Gericht: Brandenburgisches Oberlandesgericht
Beschluss verkündet am 04.10.2005
Aktenzeichen: 1 AR 56/05
Rechtsgebiete: ZPO


Vorschriften:

ZPO § 36 Abs. 1 Nr. 6
ZPO § 36 Abs. 2
ZPO § 36 Abs. 3
ZPO § 38
ZPO § 261 Abs. 3 Nr. 2
ZPO § 281 Abs. 2 Satz 2
ZPO § 281 Abs. 2 Satz 4
Diese Entscheidung enthält keinen zur Veröffentlichung bestimmten Leitsatz.
Brandenburgisches Oberlandesgericht Beschluss

1 AR 56/05 Brandenburgisches Oberlandesgericht

In dem Rechtsstreit

hat der 1. Zivilsenat des Brandenburgischen Oberlandesgerichts durch

den Richter am Oberlandesgericht ..., die Richterin am Oberlandesgericht ... und den Richter am Amtsgericht ...

am 4. Oktober 2005

beschlossen:

Tenor:

Zuständig ist das Amtsgericht Hamburg-Harburg.

Gründe:

I.

Die Klägerin nimmt den Beklagten - als ehemaligen Geschäftsführer der inzwischen im Insolvenzverfahren befindlichen, in ... ansässigen P... Wohnbau GmbH - wegen Schadensersatzes aus behaupteter zweckwidriger Verwendung von Baugeldern für ein Bauvorhaben in B... auf Zahlung von 2.867,98 € nebst Zinsen in Anspruch.
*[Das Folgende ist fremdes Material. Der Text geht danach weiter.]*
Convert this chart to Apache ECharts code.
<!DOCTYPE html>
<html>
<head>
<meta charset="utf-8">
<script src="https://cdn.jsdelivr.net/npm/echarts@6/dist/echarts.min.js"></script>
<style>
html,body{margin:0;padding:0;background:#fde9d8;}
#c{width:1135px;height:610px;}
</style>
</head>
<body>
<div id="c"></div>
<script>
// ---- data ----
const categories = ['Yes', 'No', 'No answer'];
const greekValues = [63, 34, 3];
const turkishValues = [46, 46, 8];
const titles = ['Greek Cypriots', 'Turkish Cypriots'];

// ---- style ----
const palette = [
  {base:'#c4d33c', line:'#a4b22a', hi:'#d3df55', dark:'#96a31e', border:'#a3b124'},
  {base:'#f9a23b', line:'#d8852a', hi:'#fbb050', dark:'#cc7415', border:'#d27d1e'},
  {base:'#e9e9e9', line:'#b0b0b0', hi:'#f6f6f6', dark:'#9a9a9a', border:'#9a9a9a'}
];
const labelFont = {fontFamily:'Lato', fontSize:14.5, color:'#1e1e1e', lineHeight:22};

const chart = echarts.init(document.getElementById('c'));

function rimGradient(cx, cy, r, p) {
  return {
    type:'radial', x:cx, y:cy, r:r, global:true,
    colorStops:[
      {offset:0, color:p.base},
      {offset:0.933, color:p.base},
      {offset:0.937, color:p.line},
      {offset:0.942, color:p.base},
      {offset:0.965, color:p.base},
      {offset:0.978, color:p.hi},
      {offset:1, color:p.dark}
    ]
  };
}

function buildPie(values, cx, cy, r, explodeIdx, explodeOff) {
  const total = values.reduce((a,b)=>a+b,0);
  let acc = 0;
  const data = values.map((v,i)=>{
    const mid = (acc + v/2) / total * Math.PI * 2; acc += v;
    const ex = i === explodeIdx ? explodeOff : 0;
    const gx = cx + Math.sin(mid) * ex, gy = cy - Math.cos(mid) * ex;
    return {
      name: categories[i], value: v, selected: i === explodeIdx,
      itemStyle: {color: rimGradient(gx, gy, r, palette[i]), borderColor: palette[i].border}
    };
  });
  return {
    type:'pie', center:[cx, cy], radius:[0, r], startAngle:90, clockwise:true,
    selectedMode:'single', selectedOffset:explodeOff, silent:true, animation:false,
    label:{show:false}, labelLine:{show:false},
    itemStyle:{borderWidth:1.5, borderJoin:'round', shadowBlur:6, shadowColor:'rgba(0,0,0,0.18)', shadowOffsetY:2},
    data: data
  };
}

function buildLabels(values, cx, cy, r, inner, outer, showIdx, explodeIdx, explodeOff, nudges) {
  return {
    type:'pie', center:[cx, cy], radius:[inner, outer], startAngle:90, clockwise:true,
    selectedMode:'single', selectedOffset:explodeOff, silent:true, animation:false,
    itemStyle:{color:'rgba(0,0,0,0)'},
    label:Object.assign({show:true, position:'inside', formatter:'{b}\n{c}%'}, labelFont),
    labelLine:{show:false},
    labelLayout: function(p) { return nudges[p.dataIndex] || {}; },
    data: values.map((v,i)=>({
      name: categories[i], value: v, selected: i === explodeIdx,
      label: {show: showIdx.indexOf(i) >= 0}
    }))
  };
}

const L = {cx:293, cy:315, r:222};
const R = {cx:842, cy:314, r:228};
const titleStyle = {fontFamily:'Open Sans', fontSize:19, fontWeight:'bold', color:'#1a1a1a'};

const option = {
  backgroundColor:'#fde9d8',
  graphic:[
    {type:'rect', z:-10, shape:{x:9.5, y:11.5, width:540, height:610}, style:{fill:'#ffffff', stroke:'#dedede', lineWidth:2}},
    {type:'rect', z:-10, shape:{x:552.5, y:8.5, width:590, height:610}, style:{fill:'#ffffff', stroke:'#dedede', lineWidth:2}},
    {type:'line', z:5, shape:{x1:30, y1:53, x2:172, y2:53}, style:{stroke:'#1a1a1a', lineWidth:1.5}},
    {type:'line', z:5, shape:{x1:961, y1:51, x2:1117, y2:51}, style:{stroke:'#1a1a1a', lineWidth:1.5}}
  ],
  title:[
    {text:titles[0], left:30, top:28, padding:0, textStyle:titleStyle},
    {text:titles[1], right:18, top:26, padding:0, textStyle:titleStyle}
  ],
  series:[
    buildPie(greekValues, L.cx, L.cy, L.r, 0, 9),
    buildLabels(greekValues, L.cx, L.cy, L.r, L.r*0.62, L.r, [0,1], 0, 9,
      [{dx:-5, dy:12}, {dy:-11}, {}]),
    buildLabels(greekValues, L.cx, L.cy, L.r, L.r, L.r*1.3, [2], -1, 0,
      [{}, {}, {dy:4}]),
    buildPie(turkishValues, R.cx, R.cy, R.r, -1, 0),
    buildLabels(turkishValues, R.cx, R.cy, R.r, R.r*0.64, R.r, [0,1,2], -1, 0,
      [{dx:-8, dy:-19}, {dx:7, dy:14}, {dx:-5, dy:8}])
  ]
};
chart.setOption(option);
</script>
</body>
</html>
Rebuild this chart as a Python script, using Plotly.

Sie hat ihre Klage bei dem für den Wohnsitz des Beklagten zuständigen Amtsgericht Nauen eingereicht. Unter Bezugnahme auf eine entsprechende Gerichtsstandsvereinbarung zwischen den Parteien hat die Klägerin mit Schriftsatz vom 25. Mai 2005 die Verweisung des Rechtsstreits an das Amtsgericht HamburgHarburg beantragt. Der Beklagte hat sich diesem Antrag mit Schriftsatz vom 6. Juni 2005 angeschlossen. Mit Beschluss vom 24. Juni 2005 hat sich das Amtsgericht Nauen hierauf für örtlich unzuständig erklärt und den Rechtsstreit unter Hinweis auf die zwischen den Parteien geschlossene Gerichtsstandsvereinbarung an das Amtsgericht Hamburg-Harburg verwiesen. Dieses hat sich mit Beschluss vom 16. August 2005 seinerseits für örtlich unzuständig erklärt und die Sache dem Brandenburgischen Oberlandesgericht zur Bestimmung des zuständigen Gerichts vorgelegt.

II.

1. Der Zuständigkeitsstreit ist gemäß § 36 Abs. 1 Nr. 6 und Abs. 2 ZPO durch das Brandenburgische Oberlandesgericht zu entscheiden, weil das zu seinem Bezirk gehörende Amtsgericht Nauen unter den Zuständigkeitsstreit beteiligten Gerichten zuerst mit der Sache befasst gewesen ist.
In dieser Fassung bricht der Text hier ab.